Newburyport, Urban Renewal

Given what I call Newburyport’s often “historic amnesia” I am very grateful to the Newburyport Daily News for their series on Newburyport’s Urban Renewal, “A Port In Progress.”

The series can be found online. According to the Newburyport Daily News, the newspaper would like to “carry “A Port in Progress” over a long haul.”

My hope would be that the Newburyport Daily News would leave this series up permanently, because it is the only thing that I am able to find online about Newburyport’s Urban Renewal.

From an informal conversation, it sounds as if the Newburyport Daily News has been working on this for a long time, not only on the stories, but going through various archives for the photographs about Newburyport’s Urban Renewal as well.

And for me, having those photographs easily available to the public of what Newburyport was like, is priceless.

I moved here in 1981, just after downtown Newburyport had been restored. The rest of Newburyport, MA was beginning to follow. And it was far from the “upscale metropolis” that it is now in 2007.

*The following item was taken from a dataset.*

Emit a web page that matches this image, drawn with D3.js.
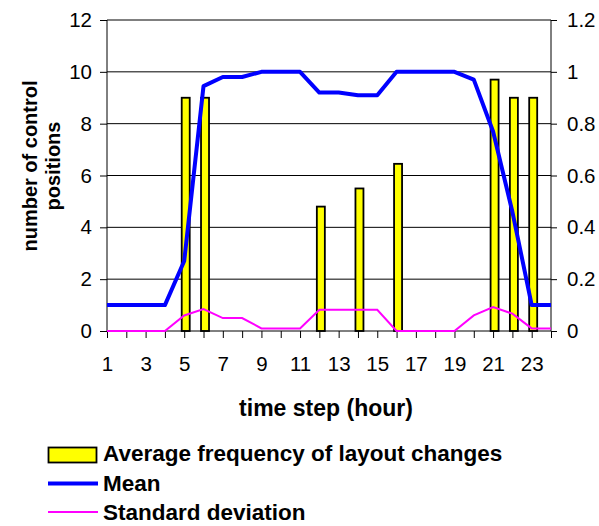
<!DOCTYPE html>
<html>
<head>
    <meta charset="utf-8">
    <script src="https://cdn.jsdelivr.net/npm/d3@7"></script>
    <style>
        body { margin: 0; background: white; }
        text { font-family: Arial, "Liberation Sans", sans-serif; fill: black; }
    </style>
</head>
<body>
<script>
    // data
    const hours = [1, 2, 3, 4, 5, 6, 7, 8, 9, 10, 11, 12, 13, 14, 15, 16, 17, 18, 19, 20, 21, 22, 23, 24];
    const freq = [0, 0, 0, 0, 0.9, 0.9, 0, 0, 0, 0, 0, 0.48, 0, 0.55, 0, 0.645, 0, 0, 0, 0, 0.97, 0.9, 0.9, 0];
    const mean = [1, 1, 1, 1, 2.7, 9.45, 9.8, 9.8, 10, 10, 10, 9.2, 9.2, 9.1, 9.1, 10, 10, 10, 10, 9.7, 7.7, 4.6, 1, 1];
    const stdev = [0, 0, 0, 0, 0.6, 0.85, 0.5, 0.5, 0.1, 0.1, 0.1, 0.82, 0.82, 0.82, 0.82, 0, 0, 0, 0, 0.6, 0.92, 0.67, 0.1, 0.1];
    const leftTicks = [0, 2, 4, 6, 8, 10, 12];
    const rightTicks = [0, 0.2, 0.4, 0.6, 0.8, 1, 1.2];
    const labelHours = [1, 3, 5, 7, 9, 11, 13, 15, 17, 19, 21, 23];

    const width = 599;
    const height = 526;
    const plotLeft = 107, plotRight = 551, plotTop = 20, plotBottom = 331;

    const svg = d3.select('body')
        .append('svg')
        .attr('width', width)
        .attr('height', height);

    const x = d3.scalePoint().domain(hours).range([plotLeft, plotRight]);
    const y = d3.scaleLinear().domain([0, 12]).range([plotBottom, plotTop]);
    const y2 = d3.scaleLinear().domain([0, 1.2]).range([plotBottom, plotTop]);

    // gridlines
    svg.append('g')
        .selectAll('line')
        .data(leftTicks.slice(1))
        .join('line')
        .attr('x1', plotLeft).attr('x2', plotRight)
        .attr('y1', d => y(d)).attr('y2', d => y(d))
        .attr('stroke', 'black')
        .attr('stroke-width', 1);

    // axes
    const yAxis = d3.axisLeft(y).tickValues(leftTicks).tickSize(7).tickPadding(8);
    const y2Axis = d3.axisRight(y2).tickValues(rightTicks).tickSize(6).tickPadding(10)
        .tickFormat(d => d3.format('~g')(d));
    const xAxis = d3.axisBottom(x).tickSize(7).tickPadding(18)
        .tickFormat(d => labelHours.includes(d) ? d : '');

    const styleAxis = g => {
        g.select('.domain').remove();
        g.selectAll('line').attr('stroke', 'black');
        g.selectAll('text').attr('font-size', 20.5).attr('font-family', 'Arial, "Liberation Sans", sans-serif');
    };

    svg.append('g').attr('transform', `translate(${plotLeft},0)`).call(yAxis).call(styleAxis);
    svg.append('g').attr('transform', `translate(${plotRight},0)`).call(y2Axis).call(styleAxis);
    svg.append('g').attr('transform', `translate(0,${plotBottom})`).call(xAxis).call(styleAxis);

    // bars (right axis)
    const barW = 8;
    svg.append('g')
        .selectAll('rect')
        .data(hours.map((h, i) => ({ h: h, v: freq[i] })).filter(d => d.v > 0))
        .join('rect')
        .attr('x', d => x(d.h) - barW / 2 + 1.5)
        .attr('y', d => y2(d.v))
        .attr('width', barW)
        .attr('height', d => plotBottom - y2(d.v))
        .attr('fill', '#ffff00')
        .attr('stroke', 'black')
        .attr('stroke-width', 1.8);

    // frame lines
    svg.append('line').attr('x1', plotLeft).attr('x2', plotLeft).attr('y1', plotTop).attr('y2', plotBottom).attr('stroke', 'black');
    svg.append('line').attr('x1', plotRight).attr('x2', plotRight).attr('y1', plotTop).attr('y2', plotBottom).attr('stroke', 'black');
    svg.append('line').attr('x1', plotLeft).attr('x2', plotRight).attr('y1', plotBottom).attr('y2', plotBottom).attr('stroke', 'black');

    // lines
    const line = d3.line().x((d, i) => x(hours[i])).y(d => y(d));
    svg.append('path')
        .attr('d', line(stdev))
        .attr('fill', 'none')
        .attr('stroke', '#ff00ff')
        .attr('stroke-width', 2);
    svg.append('path')
        .attr('d', line(mean))
        .attr('fill', 'none')
        .attr('stroke', '#0000ff')
        .attr('stroke-width', 4)
        .attr('stroke-linejoin', 'round');

    // titles
    svg.append('text')
        .attr('x', 326).attr('y', 416)
        .attr('text-anchor', 'middle')
        .attr('font-size', 23).attr('font-weight', 'bold')
        .text('time step (hour)');

    const yt = svg.append('text')
        .attr('transform', 'translate(37,166) rotate(-90)')
        .attr('text-anchor', 'middle')
        .attr('font-size', 20).attr('font-weight', 'bold');
    yt.append('tspan').attr('x', 0).attr('y', 0).text('number of control');
    yt.append('tspan').attr('x', 0).attr('y', 23).text('positions');

    // legend
    const legend = svg.append('g');
    legend.append('rect')
        .attr('x', 48.5).attr('y', 447.5).attr('width', 48).attr('height', 15)
        .attr('fill', '#ffff00').attr('stroke', 'black').attr('stroke-width', 1.8);
    legend.append('line')
        .attr('x1', 48).attr('x2', 98).attr('y1', 483.5).attr('y2', 483.5)
        .attr('stroke', '#0000ff').attr('stroke-width', 4);
    legend.append('line')
        .attr('x1', 48).attr('x2', 98).attr('y1', 512).attr('y2', 512)
        .attr('stroke', '#ff00ff').attr('stroke-width', 2);
    const labels = ['Average frequency of layout changes', 'Mean', 'Standard deviation'];
    const labelY = [461, 491, 520];
    legend.selectAll('text.lab')
        .data(labels)
        .join('text')
        .attr('class', 'lab')
        .attr('x', 103)
        .attr('y', (d, i) => labelY[i])
        .attr('font-size', 22.5).attr('font-weight', 'bold')
        .text(d => d);
</script>
</body>
</html>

One of my concerns as I’ve been blogging, is that the people who have moved here “recently” (and that can be defined in so many ways) have no idea of the kind of trauma and then growing pains this small New England seaport city has experienced in the last 4 decades, a very short amount of time.

One look at some of the photographs of the demolition and then agonizing restoration, puts so much of what Newburyport has been through in perspective, almost instantaneously.

So check out this series ” A Port In Progress ” by the Newburyport Daily News. It is a series to be learned from and it is a real service to our community.

A very big “thank you” to the Newburyport Daily News.